FUNNY STRANGE

By John Hicks

 

brokenheartMany years ago when I was in my 20s, I broke up with a girlfriend.
She dumped me in fact because we had not gotten married nor moved toward it in the two years we had lived together.  Fed up, she declared she would move out.  Just before she moved out, I was in despair.  Her decision had seemed sudden although it had not been, and it was a struggle for me to imagine life without her.

I was definitely upset, even frantic, wondering what I could yet say or do to save the relationship.  I had never felt mental anguish so intensely before.  Why that was so I don’t know, but it was the case.

A friend, knowing I was distraught, asked if I would accompany him to a symphony concert to take my mind off my troubles.  I was beside myself at the time, but I accepted his invitation.
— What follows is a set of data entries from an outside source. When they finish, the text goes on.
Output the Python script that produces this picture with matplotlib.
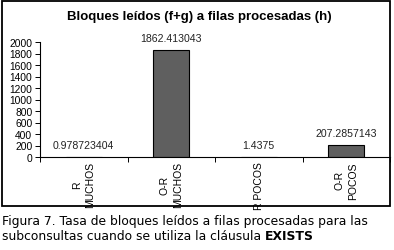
import matplotlib
matplotlib.use("Agg")
import matplotlib.pyplot as plt
from matplotlib.patches import Rectangle

categories = ["R\nMUCHOS", "O-R\nMUCHOS", "R POCOS", "O-R\nPOCOS"]
values = [0.978723404, 1862.413043, 1.4375, 207.2857143]
yticks = [0, 200, 400, 600, 800, 1000, 1200, 1400, 1600, 1800, 2000]
title = "Bloques leídos (f+g) a filas procesadas (h)"
caption1 = "Figura 7. Tasa de bloques leídos a filas procesadas para las"
caption2 = "subconsultas cuando se utiliza la cláusula "
caption_bold = "EXISTS"

W, H = 394, 251
fig = plt.figure(figsize=(W / 100, H / 100), dpi=100)
fig.patch.set_facecolor("white")

font = "Liberation Sans"
ax = fig.add_axes([40 / W, (H - 158) / H, 350 / W, 115 / H])
x = list(range(len(categories)))
ax.bar(x, values, width=0.41, color="#5f5f5f", edgecolor="black", linewidth=0.8, zorder=2)
ax.set_xlim(-0.5, 3.4)
ax.set_ylim(0, 2000)
ax.set_yticks(yticks)
ax.set_yticklabels([str(t) for t in yticks], fontsize=7.4, family=font)
ax.tick_params(axis="y", direction="out", length=3.5, width=0.7, pad=2)
ax.set_xticks(x)
ax.set_xticklabels(categories, rotation=90, fontsize=7.5, family=font,
                   ha="center", va="top", multialignment="center", linespacing=1.4)
ax.tick_params(axis="x", which="major", length=0, pad=3)
ax.set_xticks([-0.5, 0.5, 1.5, 2.5, 3.5], minor=True)
ax.tick_params(axis="x", which="minor", direction="out", length=3.5, width=0.7)
for s in ["top", "right"]:
    ax.spines[s].set_visible(False)
for s in ["left", "bottom"]:
    ax.spines[s].set_linewidth(0.8)

for i, v in enumerate(values):
    ax.annotate(str(v), (i, v), xytext=(0, 8.5), textcoords="offset points",
                ha="center", va="center", fontsize=7.6, family=font, color="#222222")

fig.text(199 / W, (H - 17) / H, title, ha="center", va="center",
         fontsize=9.5, fontweight="bold", family=font)

fig.patches.append(Rectangle((2 / W, (H - 207) / H), 388 / W, 205 / H, fill=False,
                             edgecolor="black", linewidth=1.3, transform=fig.transFigure,
                             zorder=10))

cfont = "DejaVu Sans"
t1 = fig.text(2 / W, (H - 225) / H, caption1, ha="left", va="baseline",
              fontsize=8.9, family=cfont)
t2 = fig.text(2 / W, (H - 240) / H, caption2, ha="left", va="baseline",
              fontsize=8.9, family=cfont)
fig.canvas.draw()
bb = t2.get_window_extent()
fig.text(bb.x1 / W, (H - 240) / H, caption_bold, ha="left", va="baseline",
         fontsize=8.9, family=cfont, fontweight="bold")

fig.savefig("out.png", dpi=100)
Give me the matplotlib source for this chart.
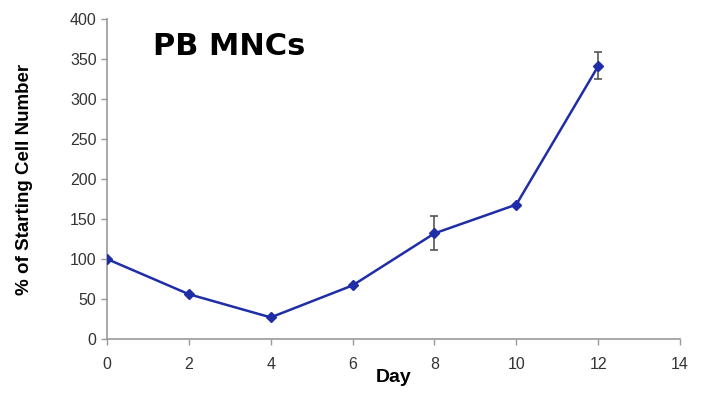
import matplotlib
matplotlib.use('Agg')
import matplotlib.pyplot as plt

# growth of PB MNCs relative to day 0
days = [0, 2, 4, 6, 8, 10, 12]
pct_start = [100, 56, 27, 67, 132, 168, 341]
err_low = [0, 0, 0, 0, 21, 0, 16]
err_high = [0, 0, 0, 0, 22, 0, 18]

plt.rcParams['font.family'] = ['Liberation Sans', 'DejaVu Sans']

fig = plt.figure(figsize=(7.1, 3.94), dpi=100)
ax = fig.add_axes([107/710, 1-339/394, (680-107)/710, (339-19)/394])

line_col = '#1f2da6'
ax.errorbar(days, pct_start, yerr=[err_low, err_high], fmt='none',
            ecolor='#555555', elinewidth=1.2, capsize=3, capthick=1.2, zorder=2)
ax.plot(days, pct_start, color=line_col, lw=1.8, marker='D', ms=5,
        mfc=line_col, mec=line_col, zorder=3)

ax.set_xlim(0, 14)
ax.set_ylim(0, 400)
ax.set_xticks(range(0, 15, 2))
ax.set_yticks(range(0, 401, 50))
for s in ['top', 'right']:
  ax.spines[s].set_visible(False)
for s in ['left', 'bottom']:
  ax.spines[s].set_color('#999999')
  ax.spines[s].set_linewidth(1.2)
ax.tick_params(colors='#999999', labelcolor='#333333', labelsize=11.5,
               length=4, width=1)
ax.tick_params(axis='x', pad=9)

ax.set_xlabel('Day', fontsize=14, fontweight='bold', labelpad=-2)
ax.set_ylabel('% of Starting Cell Number', fontsize=13.5, fontweight='bold')
ax.yaxis.set_label_coords(-0.13, 0.5)
ax.text(0.08, 0.915, 'PB MNCs', transform=ax.transAxes, fontsize=22,
        fontweight='bold', va='center', ha='left',
        family=['DejaVu Sans'])

plt.savefig('out.png', dpi=100)
plt.close()
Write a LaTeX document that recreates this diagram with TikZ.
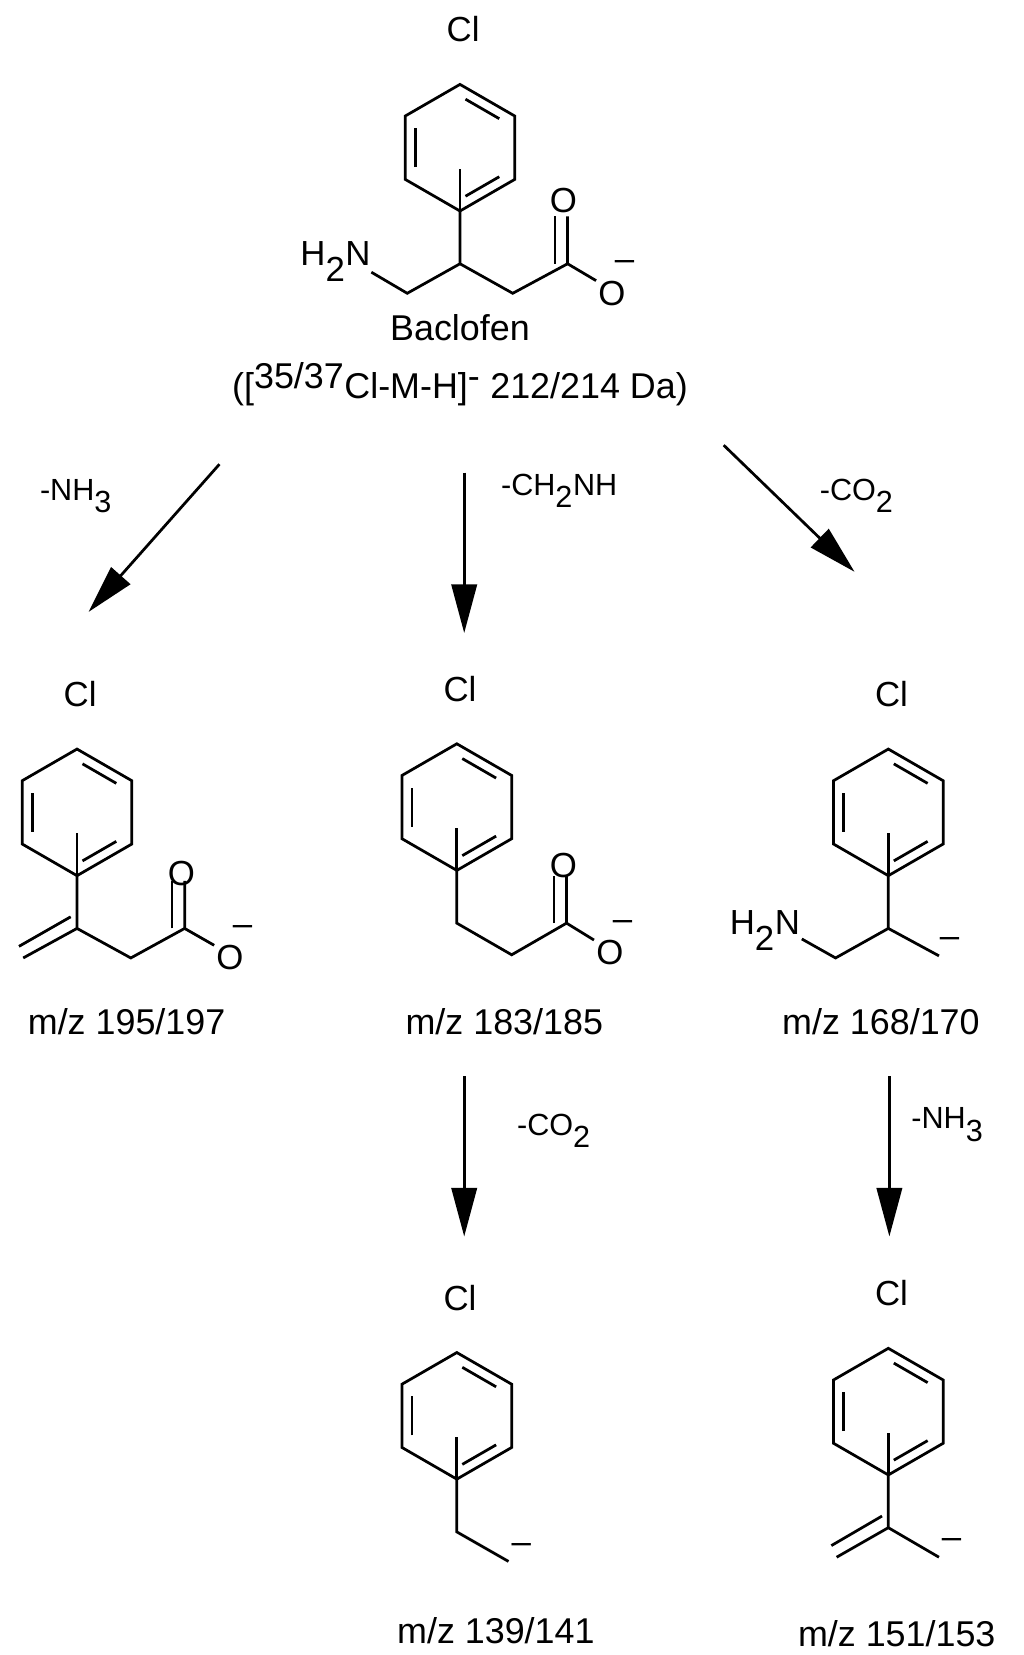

The showpiece of the evening concert was a symphony by Schumann.  I’ve never enjoyed his music much, so as the conductor made his way through the work, I found myself preoccupied with my own anxieties.  Seeking relief, I told my friend that I was going out to stretch my legs.

Once out of the concert hall and in the quiet empty hallway, I let my emotions go.  My eyes flooded with tears of frustration.  My brain burned  with regret.  I felt impotent and tortured.  

I made my way to the staircase, not knowing where I might go next.  I looked over the railing and down the open spiraling staircase from my fourth-story height all the way to the ground floor which was decorated, to the extent visible to me, with a huge oriental carpet.

I craved peace of mind.  I wanted to turn off the biological machine in my head that was causing me intolerable agony.  Toward that end, I impulsively decided to kill myself.  Barely containing the sobs that convulsed me, scarcely able to see for the tears that filled my eyes, I put my leg over the railing.  As I wondered if I should fall as in a swan dive or just go limp, one of my hard contacts came off center, immediately causing fearsome pain.

It was not unusual for a contact to come off center, and when one did, it did not always cause me pain, but on this occasion, pain hit and hard.  With my leg still hung over the railing, I froze and tried to adjust the contact to relieve the pain.  Despite my efforts, the pain persisted, so I pulled my leg back over the railing, and after a few more unsuccessful attempts to deal with the contact, I gave up and rushed to the men’s rest room to use a mirror.

With the aid of a mirror, I righted the contact to my instant relief.  I then realized that the mental anguish I had felt minutes before had vanished.  I felt cleansed.  I no longer craved my own destruction by dashing the life out of me.  I cannot say I felt good or happy, just no longer miserable.  I went back into the concert hall in time to catch the coda to the symphony and had no more thoughts of suicide that night. 

I wish I could say my experience at the concert matured and liberated me miraculously.  But I sloshed around in the muck of self pity for some time afterward.  Still, it showed me that there is pain and there is pain … and that I needed more practice breaking up.